Дюрера занимали наряды венецианских дам. Однажды он нарисовал венецианку в праздничном одеянии, а потом на том же листе по памяти женщину из Нюрнберга — любопытная получилась пара! Сверстницы и современницы оказались совсем разными.

Иногда его охватывало такое нетерпение, что он не доставал нового листа бумаги, а, сделав набросок в одном углу, продолжал рисовать на том же листе — в другом. Вот один такой лист: чего на нем только нет! Тут и похищение Европы: бык плывет по воде с Европой на спине, а ее подруги мечутся на берегу. В другом углу — Аполлон с луком и стрелой. Рядом алхимик в тюрбане. Он держит в руках череп, перед ним котел, на котором начертана магическая формула. Замыслы, разные, сложные, сталкивались в воображении Дюрера, торопили его руку. Вглядываться в этот лист все равно что пытаться прочитать стремительный поток его мыслей.

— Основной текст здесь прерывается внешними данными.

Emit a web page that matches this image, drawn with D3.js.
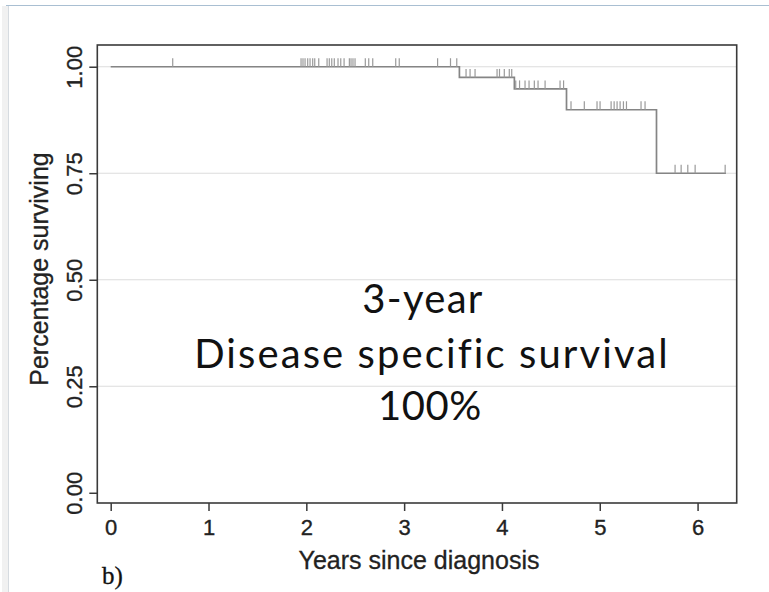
<!DOCTYPE html>
<html><head><meta charset="utf-8">
<script src="https://cdn.jsdelivr.net/npm/d3@7"></script>
<style>
html,body{margin:0;padding:0;background:#fff;}
svg{display:block;}
</style></head>
<body>
<svg id="chart" width="769" height="592"></svg>
<script>
// ---- data ----
const yTicks = [0, 0.25, 0.5, 0.75, 1];
const xTicks = [0, 1, 2, 3, 4, 5, 6];
const eventTimes = [3.565, 4.127, 4.66, 5.58];
const survivalAfter = [0.975, 0.948, 0.899, 0.75];
const endTime = 6.29;
const censorTimes = [
  0.634, 1.946, 1.966, 1.987, 2.014, 2.038, 2.065, 2.086, 2.127, 2.212, 2.235, 2.260,
  2.286, 2.324, 2.352, 2.386, 2.440, 2.457, 2.477, 2.498, 2.603, 2.638, 2.679, 2.914,
  2.950, 3.342, 3.474, 3.538,
  3.633, 3.674, 3.725, 3.950, 3.975, 4.024, 4.075, 4.100,
  4.141, 4.180, 4.236, 4.277, 4.331, 4.369, 4.441, 4.594, 4.630,
  4.706, 4.842, 4.972, 5.003, 5.116, 5.147, 5.177, 5.208, 5.242, 5.273, 5.422, 5.463,
  5.770, 5.832, 5.900, 5.975, 6.282
];
const xLabel = "Years since diagnosis";
const yLabel = "Percentage surviving";
const noteLines = ["3-year", "Disease specific survival", "100%"];
const panelLabel = "b)";

// ---- layout ----
const svg = d3.select("#chart");
const x = d3.scaleLinear().domain([-0.137, 6.40]).range([97.3, 736.7]);
const y = d3.scaleLinear().domain([-0.024, 1.051]).range([503, 45]);
const [fx0, fx1] = x.range();
const [fy1, fy0] = y.range();

// outer slide border
svg.append("rect").attr("x", 2).attr("y", 6).attr("width", 6).attr("height", 586)
  .attr("fill", "#f1f1f1");
svg.append("line").attr("x1", 8.5).attr("x2", 8.5).attr("y1", 5).attr("y2", 592)
  .attr("stroke", "#d6dbe0").attr("stroke-width", 1);
svg.append("line").attr("x1", 6).attr("x2", 769).attr("y1", 5.5).attr("y2", 5.5)
  .attr("stroke", "#a9bfd2").attr("stroke-width", 1.2);

// grid lines
svg.append("g").selectAll("line").data(yTicks.filter(d => d > 0)).join("line")
  .attr("x1", fx0).attr("x2", fx1)
  .attr("y1", d => y(d)).attr("y2", d => y(d))
  .attr("stroke", "#dcdcdc").attr("stroke-width", 1.2);

// survival step line
const pts = [[0, 1]];
let s = 1;
eventTimes.forEach((t, i) => { pts.push([t, s]); s = survivalAfter[i]; pts.push([t, s]); });
pts.push([endTime, s]);
const survAt = t => { let v = 1; eventTimes.forEach((e, i) => { if (t >= e) v = survivalAfter[i]; }); return v; };

svg.append("path")
  .attr("d", d3.line().x(d => x(d[0])).y(d => y(d[1]))(pts))
  .attr("fill", "none").attr("stroke", "#858585").attr("stroke-width", 1.7);

svg.append("g").selectAll("line").data(censorTimes).join("line")
  .attr("x1", d => x(d)).attr("x2", d => x(d))
  .attr("y1", d => y(survAt(d))).attr("y2", d => y(survAt(d)) - 8.5)
  .attr("stroke", "#9a9a9a").attr("stroke-width", 1.2);

// frame
svg.append("rect").attr("x", fx0).attr("y", fy0).attr("width", fx1 - fx0).attr("height", fy1 - fy0)
  .attr("fill", "none").attr("stroke", "#3a3a3a").attr("stroke-width", 1.6);

// axes
const axFont = "'Liberation Sans', Arial, sans-serif";
const gy = svg.append("g").attr("transform", `translate(${fx0},0)`)
  .call(d3.axisLeft(y).tickValues(yTicks).tickFormat(d3.format(".2f")).tickSize(8).tickSizeOuter(0));
gy.select(".domain").remove();
gy.selectAll(".tick line").attr("stroke", "#3a3a3a").attr("stroke-width", 1.5);
gy.selectAll(".tick text")
  .attr("transform", "rotate(-90)").attr("text-anchor", "middle")
  .attr("x", 0).attr("y", -15.5).attr("dy", 0)
  .attr("font-family", axFont).attr("font-size", 22).attr("fill", "#222")
  .attr("stroke", "#222").attr("stroke-width", 0.35);

const gx = svg.append("g").attr("transform", `translate(0,${fy1})`)
  .call(d3.axisBottom(x).tickValues(xTicks).tickFormat(d3.format("d")).tickSize(8).tickSizeOuter(0));
gx.select(".domain").remove();
gx.selectAll(".tick text").attr("y", 32).attr("dy", 0)
  .attr("font-family", axFont).attr("font-size", 22).attr("fill", "#222")
  .attr("stroke", "#222").attr("stroke-width", 0.35);
gx.selectAll(".tick line").attr("stroke", "#3a3a3a").attr("stroke-width", 1.5);

// axis titles
svg.append("text").attr("x", 419).attr("y", 569)
  .attr("text-anchor", "middle").attr("font-family", axFont).attr("font-size", 25)
  .attr("fill", "#222").attr("stroke", "#222").attr("stroke-width", 0.3).text(xLabel);
svg.append("text").attr("transform", `translate(48,269) rotate(-90)`)
  .attr("text-anchor", "middle").attr("font-family", axFont).attr("font-size", 25)
  .attr("fill", "#222").attr("stroke", "#222").attr("stroke-width", 0.3).text(yLabel);

// annotation
const noteY = [313, 368, 420];
const noteX = [423, 432, 430];
const noteSpacing = [1.3, 2.1, 0.6];
svg.append("g").selectAll("text").data(noteLines).join("text")
  .attr("x", (d, i) => noteX[i]).attr("y", (d, i) => noteY[i])
  .attr("text-anchor", "middle").attr("font-family", "Lato, 'Open Sans', sans-serif")
  .attr("font-size", 40).attr("letter-spacing", (d, i) => noteSpacing[i])
  .attr("fill", "#111").text(d => d);

// panel label
svg.append("text").attr("x", 102).attr("y", 584)
  .attr("font-family", "'Liberation Serif', 'Times New Roman', serif")
  .attr("font-size", 25).attr("fill", "#111").attr("stroke", "#111").attr("stroke-width", 0.3)
  .text(panelLabel);
</script>
</body></html>
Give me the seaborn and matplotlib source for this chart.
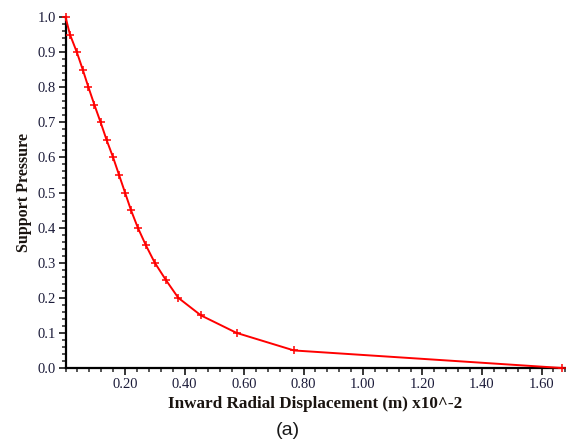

Все свободнее и смелее становились его копии с рисунков итальянцев. Пожалуй, они уже переставали быть просто копиями. Однажды ему в руки попала гравюра «Смерть Орфея». Он не знал, кто ее автор, но видел — штрих резок, негибок, невыразителен. Однако сюжет заинтересовал Дюрера. Орфей был музыкантом. Если он играл и пел, камни приходили в движение, деревья качались в такт его музыке, дикие звери покорно следовали за певцом. Когда он потерял любимую жену Эвридику, он не смог ее забыть. За его холодность ко всем другим женщинам вакханки растерзали Орфея. На рисунке полуобнаженный Орфей, упав на колени, напрасно старается закрыться от палок, которыми замахиваются на него разгневанные вакханки. В лице Орфея недоумения больше, чем ужаса. Он не может поднять руку на своих преследовательниц. Его лира валяется на песке. Пустынный берег... Острое ощущение: здесь никто не придет на помощь певцу. Он обречен. Движения вакханок полны слепой ярости. Лира уже отзвучала, сейчас навсегда замолкнет певец. Прекрасен на этом рисунке беззащитный Орфей. Но и вакханки в прозрачных развевающихся одеждах тоже прекрасны и потому особенно страшны. Прекрасны деревья, которые некогда приходили в движение, услышав музыку Орфея. Теперь они недвижны, спокойны, безучастны. Равнодушна природа: ей больше нет дела до певца. Всего лишь древняя легенда... Но Дюрер нарисовал все так, словно он сам незримо был на том пустынном берегу, сам слышал, как лопнули струны на оброненной лире, как свистели в воздухе палки. Художник может вообразить себя кем угодно, даже певцом, побиваемым палками.

От Венеции до Падуи совсем недалеко. Более чем вероятно, что Дюрер побывал здесь. Возможно, не один, а с Вилибальдом Пиркгеймером. По настоянию отца Вилибальд, хотя он смолоду мечтал посвятить себя военной карьере, изучал право в университетах Павии и Падуи. К тому времени, когда Дюрер приехал в Италию, Пиркгеймер провел здесь уже семь лет. Он прекрасно изучил итальянский язык, у него было много знакомых в университетах, и при итальянских дворах, и среди меценатов и ученых. Кроме юридических наук, которыми он занимался, повинуясь воле отца, он изучал греческий язык и классические древности, интересовался античными руинами, покупал книги древних и новых авторов. Старательно зарисовывал Пиркгеймер в свою записную книжку античные надгробия и надписи на них. Лучшего спутника для знакомства с Италией не придумать. Вероятности итальянской встречи Дюрера с Пиркгеймером посвящены специальные исследования, построенные на тонких сопоставлениях многих косвенных данных. Пожалуй, самое убедительное — все то же письмо Дюрера, посланное Пиркгеймеру в 1506 году, в котором он говорит о неких вещах, понравившихся ему одиннадцать лет назад, словно они видели их вместе.